• SOURCE RECORDS
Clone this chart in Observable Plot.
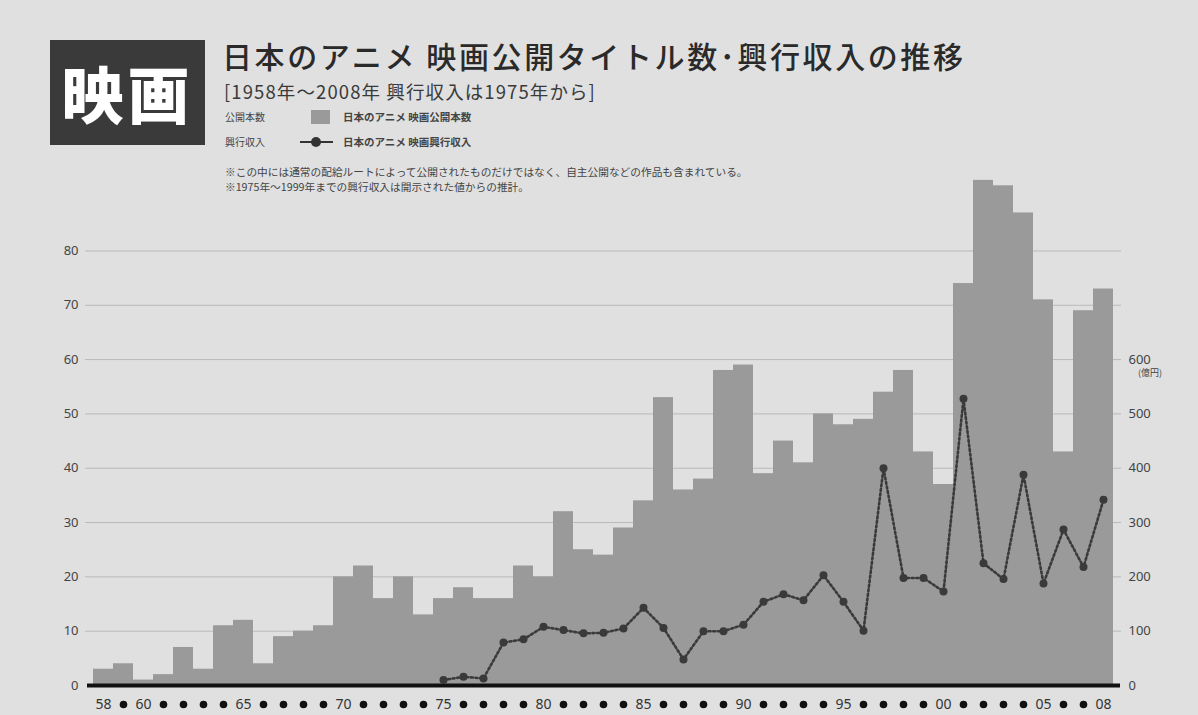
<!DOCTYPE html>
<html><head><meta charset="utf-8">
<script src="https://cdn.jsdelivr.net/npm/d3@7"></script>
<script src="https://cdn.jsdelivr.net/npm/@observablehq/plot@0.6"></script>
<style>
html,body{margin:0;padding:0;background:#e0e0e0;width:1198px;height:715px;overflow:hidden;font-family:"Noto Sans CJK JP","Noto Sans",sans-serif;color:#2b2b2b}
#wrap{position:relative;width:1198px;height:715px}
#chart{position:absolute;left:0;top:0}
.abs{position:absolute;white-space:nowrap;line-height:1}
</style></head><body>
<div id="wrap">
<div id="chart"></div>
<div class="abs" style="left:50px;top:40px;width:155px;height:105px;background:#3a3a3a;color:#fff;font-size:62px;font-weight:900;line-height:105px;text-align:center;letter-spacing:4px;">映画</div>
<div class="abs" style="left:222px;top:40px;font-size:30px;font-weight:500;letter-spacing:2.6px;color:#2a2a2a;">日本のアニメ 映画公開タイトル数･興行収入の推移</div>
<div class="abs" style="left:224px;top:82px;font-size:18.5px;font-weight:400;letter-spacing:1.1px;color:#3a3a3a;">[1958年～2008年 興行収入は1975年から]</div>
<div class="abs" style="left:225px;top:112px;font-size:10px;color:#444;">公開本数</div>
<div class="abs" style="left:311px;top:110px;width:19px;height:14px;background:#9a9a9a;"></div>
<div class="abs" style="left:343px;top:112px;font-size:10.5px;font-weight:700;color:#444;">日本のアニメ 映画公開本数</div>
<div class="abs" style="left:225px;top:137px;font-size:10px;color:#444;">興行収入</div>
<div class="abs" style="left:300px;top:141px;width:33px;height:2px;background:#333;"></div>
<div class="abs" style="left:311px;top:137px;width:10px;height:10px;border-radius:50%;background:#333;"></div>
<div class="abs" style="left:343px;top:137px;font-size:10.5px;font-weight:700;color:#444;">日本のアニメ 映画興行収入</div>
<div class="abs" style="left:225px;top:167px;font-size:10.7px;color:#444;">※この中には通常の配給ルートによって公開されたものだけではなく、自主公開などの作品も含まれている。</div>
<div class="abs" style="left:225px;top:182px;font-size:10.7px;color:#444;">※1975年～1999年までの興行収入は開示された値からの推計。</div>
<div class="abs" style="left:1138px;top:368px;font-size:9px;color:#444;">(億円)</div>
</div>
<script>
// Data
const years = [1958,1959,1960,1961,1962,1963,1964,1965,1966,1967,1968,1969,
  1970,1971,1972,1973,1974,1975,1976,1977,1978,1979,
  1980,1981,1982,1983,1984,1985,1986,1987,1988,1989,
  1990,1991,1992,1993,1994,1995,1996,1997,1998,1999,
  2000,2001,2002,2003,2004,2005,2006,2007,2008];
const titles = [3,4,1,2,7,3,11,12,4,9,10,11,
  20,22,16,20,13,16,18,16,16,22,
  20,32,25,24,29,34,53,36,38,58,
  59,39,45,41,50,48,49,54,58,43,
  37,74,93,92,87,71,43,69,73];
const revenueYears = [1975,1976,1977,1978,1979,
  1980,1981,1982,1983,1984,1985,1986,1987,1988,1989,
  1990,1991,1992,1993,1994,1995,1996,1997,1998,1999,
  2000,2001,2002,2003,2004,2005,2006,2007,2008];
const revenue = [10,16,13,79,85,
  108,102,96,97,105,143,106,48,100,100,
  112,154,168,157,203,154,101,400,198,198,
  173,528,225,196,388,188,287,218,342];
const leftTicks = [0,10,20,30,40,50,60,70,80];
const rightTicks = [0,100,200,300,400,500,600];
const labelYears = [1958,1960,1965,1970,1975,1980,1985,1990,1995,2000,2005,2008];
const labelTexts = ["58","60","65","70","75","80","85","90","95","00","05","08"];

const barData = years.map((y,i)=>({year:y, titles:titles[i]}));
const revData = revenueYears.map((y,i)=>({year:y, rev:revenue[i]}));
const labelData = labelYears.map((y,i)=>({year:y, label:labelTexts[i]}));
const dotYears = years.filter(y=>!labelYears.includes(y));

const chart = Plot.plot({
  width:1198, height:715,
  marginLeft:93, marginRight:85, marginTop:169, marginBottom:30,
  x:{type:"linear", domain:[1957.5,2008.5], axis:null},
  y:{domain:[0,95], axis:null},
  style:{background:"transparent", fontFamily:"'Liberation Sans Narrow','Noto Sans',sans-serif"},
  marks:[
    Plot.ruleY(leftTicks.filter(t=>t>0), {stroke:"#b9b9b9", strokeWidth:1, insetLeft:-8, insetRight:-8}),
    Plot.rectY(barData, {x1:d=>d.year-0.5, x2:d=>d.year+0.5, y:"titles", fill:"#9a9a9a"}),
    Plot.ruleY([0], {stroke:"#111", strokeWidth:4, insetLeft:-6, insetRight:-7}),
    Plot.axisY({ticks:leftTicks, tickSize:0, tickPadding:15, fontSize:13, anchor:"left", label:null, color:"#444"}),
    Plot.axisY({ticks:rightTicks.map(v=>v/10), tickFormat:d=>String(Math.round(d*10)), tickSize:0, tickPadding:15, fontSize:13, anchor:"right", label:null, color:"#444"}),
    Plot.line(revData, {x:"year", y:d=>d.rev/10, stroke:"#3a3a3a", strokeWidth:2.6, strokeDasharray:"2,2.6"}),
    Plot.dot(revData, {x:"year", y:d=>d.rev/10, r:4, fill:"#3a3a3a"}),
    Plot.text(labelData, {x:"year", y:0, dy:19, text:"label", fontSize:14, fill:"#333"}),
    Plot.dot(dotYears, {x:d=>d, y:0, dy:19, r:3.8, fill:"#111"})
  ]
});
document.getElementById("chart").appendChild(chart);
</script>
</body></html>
* * *
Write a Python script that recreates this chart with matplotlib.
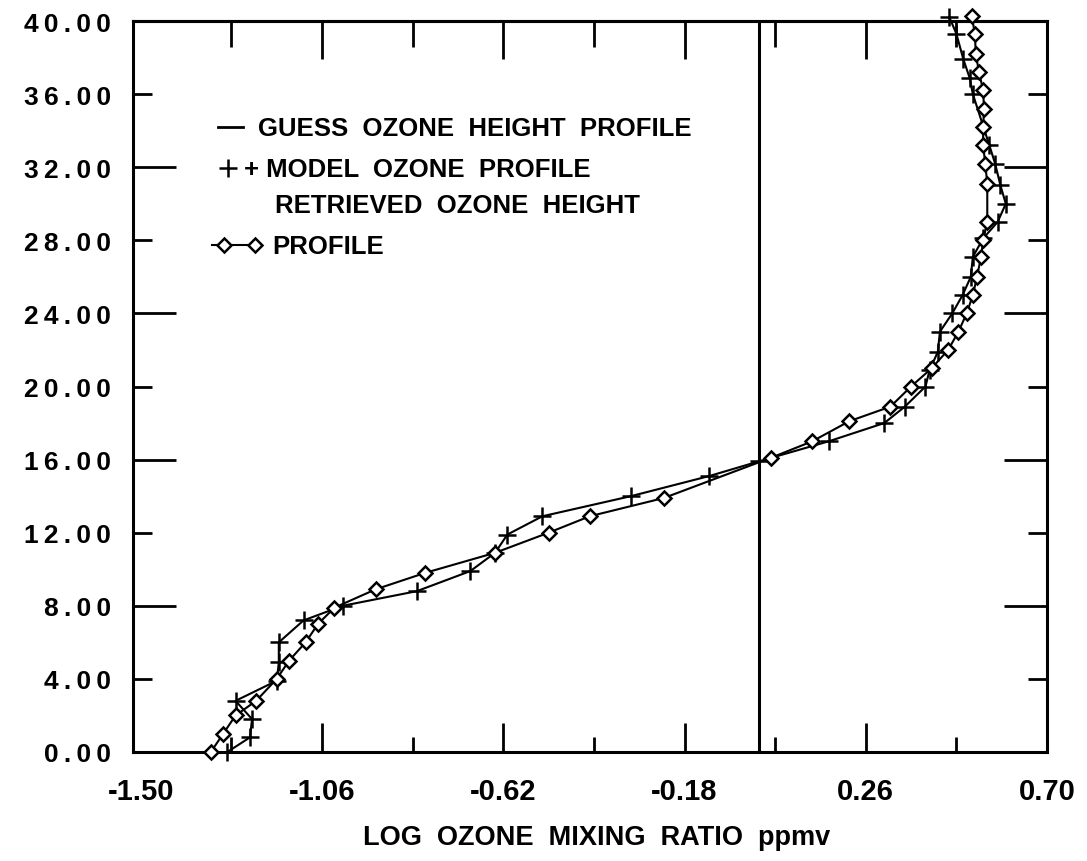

• DESCRIPTION OF THE TASK
Tell how many lines in the records above contain "chart", giving the number and no other words.

• RESULT FOR THIS TASK
6